(Figure scripts)

>>>>

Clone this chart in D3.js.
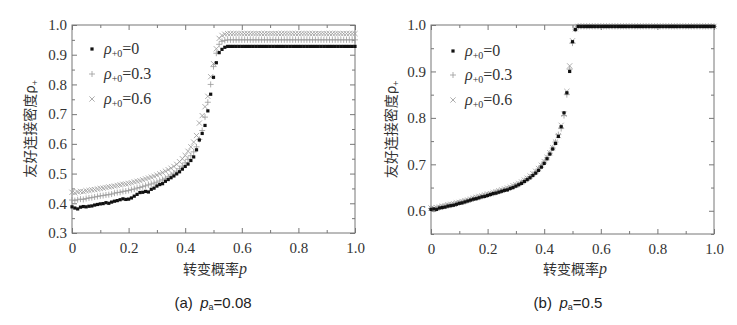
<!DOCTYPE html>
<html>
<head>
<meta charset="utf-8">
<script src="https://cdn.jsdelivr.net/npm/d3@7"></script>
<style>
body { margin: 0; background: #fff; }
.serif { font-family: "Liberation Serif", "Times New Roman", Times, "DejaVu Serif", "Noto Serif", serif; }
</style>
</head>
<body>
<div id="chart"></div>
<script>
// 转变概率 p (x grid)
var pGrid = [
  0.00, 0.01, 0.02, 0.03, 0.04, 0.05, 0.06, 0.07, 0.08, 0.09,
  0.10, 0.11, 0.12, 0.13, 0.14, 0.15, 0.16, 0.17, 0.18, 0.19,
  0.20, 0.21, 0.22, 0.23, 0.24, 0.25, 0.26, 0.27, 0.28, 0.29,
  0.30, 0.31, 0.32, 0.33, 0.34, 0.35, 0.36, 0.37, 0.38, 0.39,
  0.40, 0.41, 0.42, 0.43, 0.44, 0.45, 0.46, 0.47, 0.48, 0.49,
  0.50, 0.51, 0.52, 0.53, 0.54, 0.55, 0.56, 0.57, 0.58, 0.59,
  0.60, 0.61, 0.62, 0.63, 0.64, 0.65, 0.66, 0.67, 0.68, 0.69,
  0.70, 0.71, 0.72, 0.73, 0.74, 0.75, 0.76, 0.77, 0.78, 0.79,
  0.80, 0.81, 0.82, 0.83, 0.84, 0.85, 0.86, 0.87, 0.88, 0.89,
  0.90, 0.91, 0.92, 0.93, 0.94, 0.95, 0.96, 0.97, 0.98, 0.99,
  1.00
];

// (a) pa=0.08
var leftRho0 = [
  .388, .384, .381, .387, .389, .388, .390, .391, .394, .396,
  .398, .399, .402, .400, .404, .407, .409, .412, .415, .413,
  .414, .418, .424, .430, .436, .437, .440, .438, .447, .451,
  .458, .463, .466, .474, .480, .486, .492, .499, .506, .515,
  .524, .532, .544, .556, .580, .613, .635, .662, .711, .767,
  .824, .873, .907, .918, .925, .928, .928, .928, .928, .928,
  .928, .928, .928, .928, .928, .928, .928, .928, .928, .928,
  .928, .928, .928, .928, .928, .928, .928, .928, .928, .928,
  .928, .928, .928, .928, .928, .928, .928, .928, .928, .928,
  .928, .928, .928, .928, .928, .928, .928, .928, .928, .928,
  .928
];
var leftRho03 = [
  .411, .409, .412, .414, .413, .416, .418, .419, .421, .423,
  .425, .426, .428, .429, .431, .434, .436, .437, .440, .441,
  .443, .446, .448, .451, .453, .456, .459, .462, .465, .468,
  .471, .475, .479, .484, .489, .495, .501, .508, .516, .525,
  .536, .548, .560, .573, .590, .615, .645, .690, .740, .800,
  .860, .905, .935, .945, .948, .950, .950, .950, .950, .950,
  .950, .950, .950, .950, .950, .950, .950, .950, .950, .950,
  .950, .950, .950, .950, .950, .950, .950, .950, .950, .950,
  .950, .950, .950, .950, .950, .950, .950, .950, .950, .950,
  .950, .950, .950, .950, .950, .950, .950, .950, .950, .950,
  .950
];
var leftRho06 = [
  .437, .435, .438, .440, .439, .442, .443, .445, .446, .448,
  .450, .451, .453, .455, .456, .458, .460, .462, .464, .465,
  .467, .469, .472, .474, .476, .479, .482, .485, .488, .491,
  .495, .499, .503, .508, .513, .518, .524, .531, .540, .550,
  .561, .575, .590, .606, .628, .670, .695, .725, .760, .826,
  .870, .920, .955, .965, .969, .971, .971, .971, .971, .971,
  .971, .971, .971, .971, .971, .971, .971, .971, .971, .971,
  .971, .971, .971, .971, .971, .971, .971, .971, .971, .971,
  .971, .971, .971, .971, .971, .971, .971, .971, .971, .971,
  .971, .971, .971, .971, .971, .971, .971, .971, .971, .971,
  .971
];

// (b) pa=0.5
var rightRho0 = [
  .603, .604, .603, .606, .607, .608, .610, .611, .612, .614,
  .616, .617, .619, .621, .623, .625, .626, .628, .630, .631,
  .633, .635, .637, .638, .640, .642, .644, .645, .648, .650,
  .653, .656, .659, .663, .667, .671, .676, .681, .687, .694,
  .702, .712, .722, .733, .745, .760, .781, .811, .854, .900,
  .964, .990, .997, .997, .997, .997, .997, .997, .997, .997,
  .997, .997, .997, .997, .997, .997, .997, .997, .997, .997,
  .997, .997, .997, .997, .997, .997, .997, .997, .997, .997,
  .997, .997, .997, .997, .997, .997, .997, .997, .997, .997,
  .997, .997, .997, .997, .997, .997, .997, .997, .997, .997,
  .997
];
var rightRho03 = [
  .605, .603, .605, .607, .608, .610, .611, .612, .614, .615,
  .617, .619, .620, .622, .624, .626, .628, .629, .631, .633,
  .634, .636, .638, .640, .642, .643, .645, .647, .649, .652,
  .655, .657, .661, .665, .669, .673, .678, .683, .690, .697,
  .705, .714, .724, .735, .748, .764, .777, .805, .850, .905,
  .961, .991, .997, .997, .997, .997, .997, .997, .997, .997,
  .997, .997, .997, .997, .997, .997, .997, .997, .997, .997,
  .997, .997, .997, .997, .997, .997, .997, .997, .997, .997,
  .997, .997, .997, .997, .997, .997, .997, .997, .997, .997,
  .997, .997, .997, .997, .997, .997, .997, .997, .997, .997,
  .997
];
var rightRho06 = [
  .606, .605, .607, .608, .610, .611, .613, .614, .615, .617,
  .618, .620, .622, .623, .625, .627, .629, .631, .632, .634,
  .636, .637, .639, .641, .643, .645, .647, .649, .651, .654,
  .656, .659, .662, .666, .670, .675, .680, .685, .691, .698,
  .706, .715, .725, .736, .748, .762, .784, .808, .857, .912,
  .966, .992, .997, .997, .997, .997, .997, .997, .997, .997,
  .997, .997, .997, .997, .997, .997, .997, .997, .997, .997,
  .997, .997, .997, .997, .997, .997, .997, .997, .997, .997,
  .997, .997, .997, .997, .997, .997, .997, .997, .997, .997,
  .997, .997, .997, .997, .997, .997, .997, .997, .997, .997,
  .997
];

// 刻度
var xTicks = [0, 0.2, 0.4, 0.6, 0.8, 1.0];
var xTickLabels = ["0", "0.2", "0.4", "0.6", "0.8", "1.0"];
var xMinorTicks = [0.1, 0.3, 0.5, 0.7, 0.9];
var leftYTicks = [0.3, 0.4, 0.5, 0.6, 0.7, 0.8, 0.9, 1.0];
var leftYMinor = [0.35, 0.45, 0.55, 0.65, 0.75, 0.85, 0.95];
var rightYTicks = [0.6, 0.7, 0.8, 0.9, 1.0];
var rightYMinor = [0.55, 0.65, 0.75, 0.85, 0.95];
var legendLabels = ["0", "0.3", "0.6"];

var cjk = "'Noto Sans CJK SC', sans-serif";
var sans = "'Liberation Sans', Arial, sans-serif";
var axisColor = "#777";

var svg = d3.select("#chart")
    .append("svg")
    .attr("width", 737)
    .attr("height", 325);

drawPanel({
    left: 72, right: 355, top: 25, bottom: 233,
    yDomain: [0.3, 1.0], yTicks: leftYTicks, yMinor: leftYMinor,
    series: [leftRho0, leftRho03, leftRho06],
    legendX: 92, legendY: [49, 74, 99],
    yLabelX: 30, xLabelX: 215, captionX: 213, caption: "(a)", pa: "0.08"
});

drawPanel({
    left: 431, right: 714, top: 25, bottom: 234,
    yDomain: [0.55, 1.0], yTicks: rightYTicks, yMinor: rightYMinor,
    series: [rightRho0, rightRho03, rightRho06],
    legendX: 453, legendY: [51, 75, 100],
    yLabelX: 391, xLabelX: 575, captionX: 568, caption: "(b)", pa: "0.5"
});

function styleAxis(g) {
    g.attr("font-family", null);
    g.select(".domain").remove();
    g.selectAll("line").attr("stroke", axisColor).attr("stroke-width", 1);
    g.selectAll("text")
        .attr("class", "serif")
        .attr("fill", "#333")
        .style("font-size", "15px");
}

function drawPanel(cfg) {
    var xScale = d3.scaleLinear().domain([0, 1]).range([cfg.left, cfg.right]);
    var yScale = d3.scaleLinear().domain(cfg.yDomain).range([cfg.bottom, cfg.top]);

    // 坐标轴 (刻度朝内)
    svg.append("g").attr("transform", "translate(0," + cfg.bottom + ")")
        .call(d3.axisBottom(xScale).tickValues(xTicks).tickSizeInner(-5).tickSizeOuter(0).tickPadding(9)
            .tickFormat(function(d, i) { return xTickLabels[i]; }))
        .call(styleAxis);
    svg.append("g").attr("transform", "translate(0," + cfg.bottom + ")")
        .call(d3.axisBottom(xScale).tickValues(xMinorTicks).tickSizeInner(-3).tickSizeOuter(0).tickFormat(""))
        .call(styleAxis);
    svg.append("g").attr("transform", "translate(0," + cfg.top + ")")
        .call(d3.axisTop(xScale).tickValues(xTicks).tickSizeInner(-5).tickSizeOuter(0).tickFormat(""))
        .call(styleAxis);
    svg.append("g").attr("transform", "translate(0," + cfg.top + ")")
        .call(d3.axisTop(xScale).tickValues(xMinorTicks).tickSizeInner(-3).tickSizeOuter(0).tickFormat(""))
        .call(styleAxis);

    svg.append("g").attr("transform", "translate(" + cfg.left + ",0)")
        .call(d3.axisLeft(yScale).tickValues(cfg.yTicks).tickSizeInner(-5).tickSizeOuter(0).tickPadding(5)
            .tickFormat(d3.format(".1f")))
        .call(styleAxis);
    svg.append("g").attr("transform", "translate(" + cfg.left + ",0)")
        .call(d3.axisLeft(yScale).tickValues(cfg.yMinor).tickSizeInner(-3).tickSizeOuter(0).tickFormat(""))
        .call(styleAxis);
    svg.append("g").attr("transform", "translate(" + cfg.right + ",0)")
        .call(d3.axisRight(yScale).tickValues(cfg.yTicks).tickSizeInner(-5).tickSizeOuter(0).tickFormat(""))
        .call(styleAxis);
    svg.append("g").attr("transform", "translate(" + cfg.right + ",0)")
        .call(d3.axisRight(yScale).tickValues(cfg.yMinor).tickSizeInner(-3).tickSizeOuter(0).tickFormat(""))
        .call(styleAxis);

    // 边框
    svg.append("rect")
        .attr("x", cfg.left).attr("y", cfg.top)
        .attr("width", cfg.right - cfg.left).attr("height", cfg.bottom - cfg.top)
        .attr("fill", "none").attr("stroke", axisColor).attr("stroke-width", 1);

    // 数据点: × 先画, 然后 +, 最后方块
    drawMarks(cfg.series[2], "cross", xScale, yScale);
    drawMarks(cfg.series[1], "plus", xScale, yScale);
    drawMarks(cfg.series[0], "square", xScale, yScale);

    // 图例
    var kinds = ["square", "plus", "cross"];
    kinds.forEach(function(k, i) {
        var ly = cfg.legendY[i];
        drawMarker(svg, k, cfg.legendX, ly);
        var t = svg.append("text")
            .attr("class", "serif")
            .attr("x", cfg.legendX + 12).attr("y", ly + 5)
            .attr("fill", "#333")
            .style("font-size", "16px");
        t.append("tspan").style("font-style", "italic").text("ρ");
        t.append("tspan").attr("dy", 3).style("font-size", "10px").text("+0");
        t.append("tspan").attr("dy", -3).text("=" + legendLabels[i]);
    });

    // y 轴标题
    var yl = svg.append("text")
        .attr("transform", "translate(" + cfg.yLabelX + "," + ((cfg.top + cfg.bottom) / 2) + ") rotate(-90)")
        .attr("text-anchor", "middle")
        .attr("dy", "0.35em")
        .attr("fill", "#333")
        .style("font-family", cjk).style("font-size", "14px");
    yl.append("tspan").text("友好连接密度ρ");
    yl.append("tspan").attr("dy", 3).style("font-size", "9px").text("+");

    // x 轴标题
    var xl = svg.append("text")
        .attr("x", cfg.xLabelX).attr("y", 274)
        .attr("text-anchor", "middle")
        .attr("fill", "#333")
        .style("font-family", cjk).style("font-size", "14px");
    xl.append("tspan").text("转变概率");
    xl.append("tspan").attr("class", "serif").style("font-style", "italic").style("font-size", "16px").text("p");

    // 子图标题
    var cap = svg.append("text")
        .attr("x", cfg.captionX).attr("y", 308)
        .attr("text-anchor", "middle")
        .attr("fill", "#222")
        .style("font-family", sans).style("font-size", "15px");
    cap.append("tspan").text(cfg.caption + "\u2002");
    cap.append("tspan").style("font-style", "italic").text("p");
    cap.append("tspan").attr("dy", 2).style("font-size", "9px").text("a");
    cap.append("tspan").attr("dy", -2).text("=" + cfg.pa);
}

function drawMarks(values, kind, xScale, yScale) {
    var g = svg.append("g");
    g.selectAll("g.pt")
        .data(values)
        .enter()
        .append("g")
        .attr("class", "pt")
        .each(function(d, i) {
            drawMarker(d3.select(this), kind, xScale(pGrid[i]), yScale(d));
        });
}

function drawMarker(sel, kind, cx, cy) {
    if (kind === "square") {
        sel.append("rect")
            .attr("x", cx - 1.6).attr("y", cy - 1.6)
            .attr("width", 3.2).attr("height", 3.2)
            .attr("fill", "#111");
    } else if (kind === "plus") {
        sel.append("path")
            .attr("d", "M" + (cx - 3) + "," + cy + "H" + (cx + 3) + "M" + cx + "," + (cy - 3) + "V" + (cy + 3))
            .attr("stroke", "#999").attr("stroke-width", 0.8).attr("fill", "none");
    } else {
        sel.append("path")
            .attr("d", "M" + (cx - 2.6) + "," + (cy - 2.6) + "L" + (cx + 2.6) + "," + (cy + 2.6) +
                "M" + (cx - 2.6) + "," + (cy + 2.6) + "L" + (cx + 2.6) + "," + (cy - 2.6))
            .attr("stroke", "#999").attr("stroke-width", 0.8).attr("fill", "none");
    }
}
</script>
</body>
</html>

<<<<
>>>>

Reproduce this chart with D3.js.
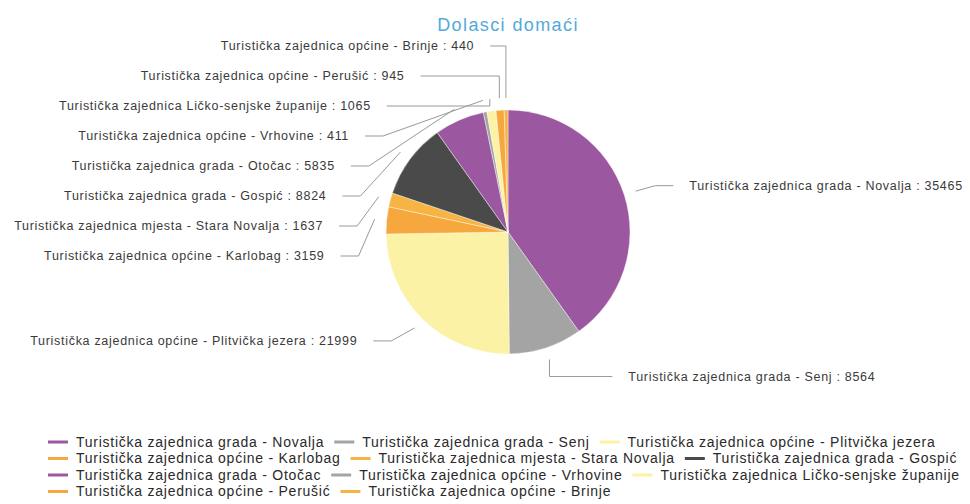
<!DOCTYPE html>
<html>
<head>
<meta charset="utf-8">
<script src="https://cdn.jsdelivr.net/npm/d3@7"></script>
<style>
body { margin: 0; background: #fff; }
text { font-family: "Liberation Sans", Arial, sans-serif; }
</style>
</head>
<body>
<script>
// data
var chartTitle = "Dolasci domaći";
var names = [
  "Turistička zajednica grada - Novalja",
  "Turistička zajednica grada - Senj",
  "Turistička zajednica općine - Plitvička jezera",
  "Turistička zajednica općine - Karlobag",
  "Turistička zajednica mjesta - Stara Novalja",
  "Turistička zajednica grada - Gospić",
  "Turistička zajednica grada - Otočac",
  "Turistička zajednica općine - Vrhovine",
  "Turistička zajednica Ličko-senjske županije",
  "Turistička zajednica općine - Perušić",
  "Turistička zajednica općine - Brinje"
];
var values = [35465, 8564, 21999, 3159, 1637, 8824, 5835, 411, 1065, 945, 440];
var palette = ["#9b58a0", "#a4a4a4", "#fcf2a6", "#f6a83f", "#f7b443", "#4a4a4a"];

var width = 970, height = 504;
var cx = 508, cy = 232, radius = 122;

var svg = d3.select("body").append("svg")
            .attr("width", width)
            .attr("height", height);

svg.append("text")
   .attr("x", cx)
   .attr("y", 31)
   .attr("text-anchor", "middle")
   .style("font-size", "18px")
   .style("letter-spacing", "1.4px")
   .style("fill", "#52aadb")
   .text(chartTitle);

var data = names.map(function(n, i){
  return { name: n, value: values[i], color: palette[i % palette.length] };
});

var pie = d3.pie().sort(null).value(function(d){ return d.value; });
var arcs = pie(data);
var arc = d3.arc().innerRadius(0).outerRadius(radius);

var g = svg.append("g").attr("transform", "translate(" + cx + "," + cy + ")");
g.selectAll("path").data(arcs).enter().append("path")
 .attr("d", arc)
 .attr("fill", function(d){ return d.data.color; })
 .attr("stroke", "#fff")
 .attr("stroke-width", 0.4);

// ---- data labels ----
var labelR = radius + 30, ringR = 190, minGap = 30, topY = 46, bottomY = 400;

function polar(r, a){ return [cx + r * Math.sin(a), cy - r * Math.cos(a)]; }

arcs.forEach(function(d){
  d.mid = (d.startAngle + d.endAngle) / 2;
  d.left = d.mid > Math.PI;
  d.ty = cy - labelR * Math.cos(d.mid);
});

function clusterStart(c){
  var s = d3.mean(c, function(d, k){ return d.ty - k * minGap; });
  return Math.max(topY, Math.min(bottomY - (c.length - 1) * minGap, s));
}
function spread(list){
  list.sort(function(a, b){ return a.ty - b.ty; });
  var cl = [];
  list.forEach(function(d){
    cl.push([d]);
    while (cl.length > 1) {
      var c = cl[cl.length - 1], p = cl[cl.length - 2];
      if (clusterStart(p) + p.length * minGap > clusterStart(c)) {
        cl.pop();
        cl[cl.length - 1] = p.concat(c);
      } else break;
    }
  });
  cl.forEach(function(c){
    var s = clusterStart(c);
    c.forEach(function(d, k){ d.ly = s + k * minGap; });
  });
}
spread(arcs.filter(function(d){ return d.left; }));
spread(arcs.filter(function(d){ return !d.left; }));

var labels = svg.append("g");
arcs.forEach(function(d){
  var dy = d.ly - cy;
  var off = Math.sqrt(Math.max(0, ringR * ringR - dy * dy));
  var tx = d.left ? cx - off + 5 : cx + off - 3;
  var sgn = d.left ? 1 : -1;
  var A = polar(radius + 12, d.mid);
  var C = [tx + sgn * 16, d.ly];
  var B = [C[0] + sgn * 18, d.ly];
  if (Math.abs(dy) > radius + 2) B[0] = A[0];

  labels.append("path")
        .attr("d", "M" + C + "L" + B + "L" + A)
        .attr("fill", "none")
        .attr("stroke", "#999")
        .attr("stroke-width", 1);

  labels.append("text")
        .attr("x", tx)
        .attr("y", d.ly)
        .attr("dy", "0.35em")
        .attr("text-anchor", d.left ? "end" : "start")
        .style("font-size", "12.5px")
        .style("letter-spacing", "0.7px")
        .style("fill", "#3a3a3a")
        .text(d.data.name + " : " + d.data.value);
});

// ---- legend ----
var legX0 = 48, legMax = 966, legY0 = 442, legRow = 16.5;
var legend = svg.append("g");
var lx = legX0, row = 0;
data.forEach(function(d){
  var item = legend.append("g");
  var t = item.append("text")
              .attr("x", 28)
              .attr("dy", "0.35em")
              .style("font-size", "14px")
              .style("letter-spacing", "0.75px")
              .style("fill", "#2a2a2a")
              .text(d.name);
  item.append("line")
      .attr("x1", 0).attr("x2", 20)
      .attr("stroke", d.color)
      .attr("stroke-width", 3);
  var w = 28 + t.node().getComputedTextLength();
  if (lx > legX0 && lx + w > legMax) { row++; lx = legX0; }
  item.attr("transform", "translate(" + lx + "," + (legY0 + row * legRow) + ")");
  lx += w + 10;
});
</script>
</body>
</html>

<<<<
>>>>

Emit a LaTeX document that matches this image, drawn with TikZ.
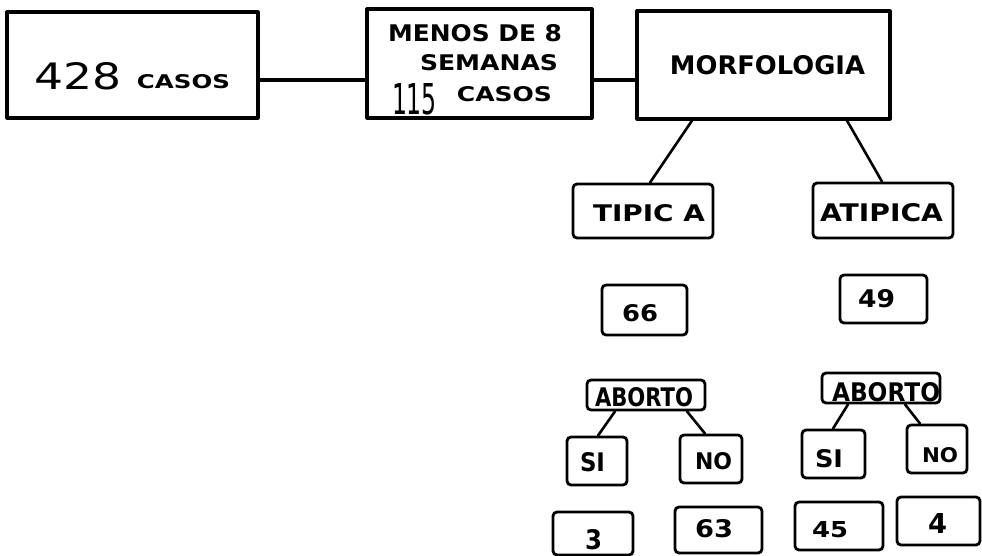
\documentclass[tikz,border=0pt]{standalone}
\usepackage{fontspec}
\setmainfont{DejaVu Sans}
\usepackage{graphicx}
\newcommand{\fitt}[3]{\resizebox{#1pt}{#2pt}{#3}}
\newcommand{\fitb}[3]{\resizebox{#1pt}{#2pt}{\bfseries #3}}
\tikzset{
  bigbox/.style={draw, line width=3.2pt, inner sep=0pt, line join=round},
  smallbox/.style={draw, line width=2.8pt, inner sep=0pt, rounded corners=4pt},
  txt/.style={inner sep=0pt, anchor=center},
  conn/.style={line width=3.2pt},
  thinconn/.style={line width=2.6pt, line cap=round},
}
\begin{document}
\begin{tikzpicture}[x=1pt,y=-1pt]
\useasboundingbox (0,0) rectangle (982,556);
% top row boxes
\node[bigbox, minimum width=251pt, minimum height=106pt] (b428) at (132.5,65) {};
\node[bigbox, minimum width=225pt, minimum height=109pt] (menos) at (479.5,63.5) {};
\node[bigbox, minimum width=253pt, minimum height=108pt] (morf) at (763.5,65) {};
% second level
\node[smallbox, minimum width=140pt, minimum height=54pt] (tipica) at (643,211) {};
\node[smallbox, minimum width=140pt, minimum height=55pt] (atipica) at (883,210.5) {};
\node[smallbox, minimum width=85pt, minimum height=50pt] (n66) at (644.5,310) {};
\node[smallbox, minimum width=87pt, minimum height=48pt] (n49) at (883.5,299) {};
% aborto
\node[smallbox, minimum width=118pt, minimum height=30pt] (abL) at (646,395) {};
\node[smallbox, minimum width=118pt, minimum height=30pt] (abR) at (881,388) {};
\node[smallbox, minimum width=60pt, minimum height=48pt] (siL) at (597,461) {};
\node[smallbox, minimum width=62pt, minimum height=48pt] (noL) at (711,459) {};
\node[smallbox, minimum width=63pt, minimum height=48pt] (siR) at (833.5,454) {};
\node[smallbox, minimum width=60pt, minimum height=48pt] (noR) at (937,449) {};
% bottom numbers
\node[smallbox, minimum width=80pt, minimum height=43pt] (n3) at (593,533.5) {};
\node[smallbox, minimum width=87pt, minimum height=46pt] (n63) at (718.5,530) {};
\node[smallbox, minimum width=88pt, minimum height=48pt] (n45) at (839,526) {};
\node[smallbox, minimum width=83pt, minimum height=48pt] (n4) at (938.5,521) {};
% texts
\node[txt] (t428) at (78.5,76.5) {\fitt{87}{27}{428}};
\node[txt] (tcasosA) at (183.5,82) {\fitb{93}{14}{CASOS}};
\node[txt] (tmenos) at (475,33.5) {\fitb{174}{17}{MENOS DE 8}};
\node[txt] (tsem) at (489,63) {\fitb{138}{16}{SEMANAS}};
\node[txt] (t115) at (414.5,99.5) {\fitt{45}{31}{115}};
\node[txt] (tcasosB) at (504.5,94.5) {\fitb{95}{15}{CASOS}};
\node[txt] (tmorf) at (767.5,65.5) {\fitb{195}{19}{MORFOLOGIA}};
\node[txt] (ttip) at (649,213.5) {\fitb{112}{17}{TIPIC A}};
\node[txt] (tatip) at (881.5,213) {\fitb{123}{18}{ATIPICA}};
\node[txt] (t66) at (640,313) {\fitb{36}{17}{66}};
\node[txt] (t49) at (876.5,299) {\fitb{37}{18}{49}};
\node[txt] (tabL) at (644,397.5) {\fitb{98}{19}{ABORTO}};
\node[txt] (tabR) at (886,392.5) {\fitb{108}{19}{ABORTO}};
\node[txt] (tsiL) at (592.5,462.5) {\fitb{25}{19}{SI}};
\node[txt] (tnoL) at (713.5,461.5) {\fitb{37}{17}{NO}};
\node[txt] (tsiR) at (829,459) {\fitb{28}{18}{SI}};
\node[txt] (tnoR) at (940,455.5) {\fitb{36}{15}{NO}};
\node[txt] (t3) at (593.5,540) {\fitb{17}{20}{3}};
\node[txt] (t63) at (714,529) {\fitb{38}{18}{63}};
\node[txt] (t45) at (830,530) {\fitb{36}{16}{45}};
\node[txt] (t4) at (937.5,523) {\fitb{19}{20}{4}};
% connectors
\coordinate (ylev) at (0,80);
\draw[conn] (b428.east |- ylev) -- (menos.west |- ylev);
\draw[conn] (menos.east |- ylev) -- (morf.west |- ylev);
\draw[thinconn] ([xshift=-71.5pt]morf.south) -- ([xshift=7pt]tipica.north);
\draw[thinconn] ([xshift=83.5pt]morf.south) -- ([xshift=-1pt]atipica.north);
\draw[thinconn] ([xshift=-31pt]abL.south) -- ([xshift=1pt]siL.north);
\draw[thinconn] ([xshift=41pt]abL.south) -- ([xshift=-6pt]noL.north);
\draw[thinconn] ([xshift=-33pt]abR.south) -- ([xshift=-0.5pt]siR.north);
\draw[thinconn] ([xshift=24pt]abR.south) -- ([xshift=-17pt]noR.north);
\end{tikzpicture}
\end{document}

<<<<

(Stated goal) Going back to the data above, write out everything from the line with "Reproduce this chart with D3.js." down to the line with "var cx = 508, cy = 232, radius = 122;", both included, leaving every picture out.

(Exercise output)
Reproduce this chart with D3.js.
<!DOCTYPE html>
<html>
<head>
<meta charset="utf-8">
<script src="https://cdn.jsdelivr.net/npm/d3@7"></script>
<style>
body { margin: 0; background: #fff; }
text { font-family: "Liberation Sans", Arial, sans-serif; }
</style>
</head>
<body>
<script>
// data
var chartTitle = "Dolasci domaći";
var names = [
  "Turistička zajednica grada - Novalja",
  "Turistička zajednica grada - Senj",
  "Turistička zajednica općine - Plitvička jezera",
  "Turistička zajednica općine - Karlobag",
  "Turistička zajednica mjesta - Stara Novalja",
  "Turistička zajednica grada - Gospić",
  "Turistička zajednica grada - Otočac",
  "Turistička zajednica općine - Vrhovine",
  "Turistička zajednica Ličko-senjske županije",
  "Turistička zajednica općine - Perušić",
  "Turistička zajednica općine - Brinje"
];
var values = [35465, 8564, 21999, 3159, 1637, 8824, 5835, 411, 1065, 945, 440];
var palette = ["#9b58a0", "#a4a4a4", "#fcf2a6", "#f6a83f", "#f7b443", "#4a4a4a"];

var width = 970, height = 504;
var cx = 508, cy = 232, radius = 122;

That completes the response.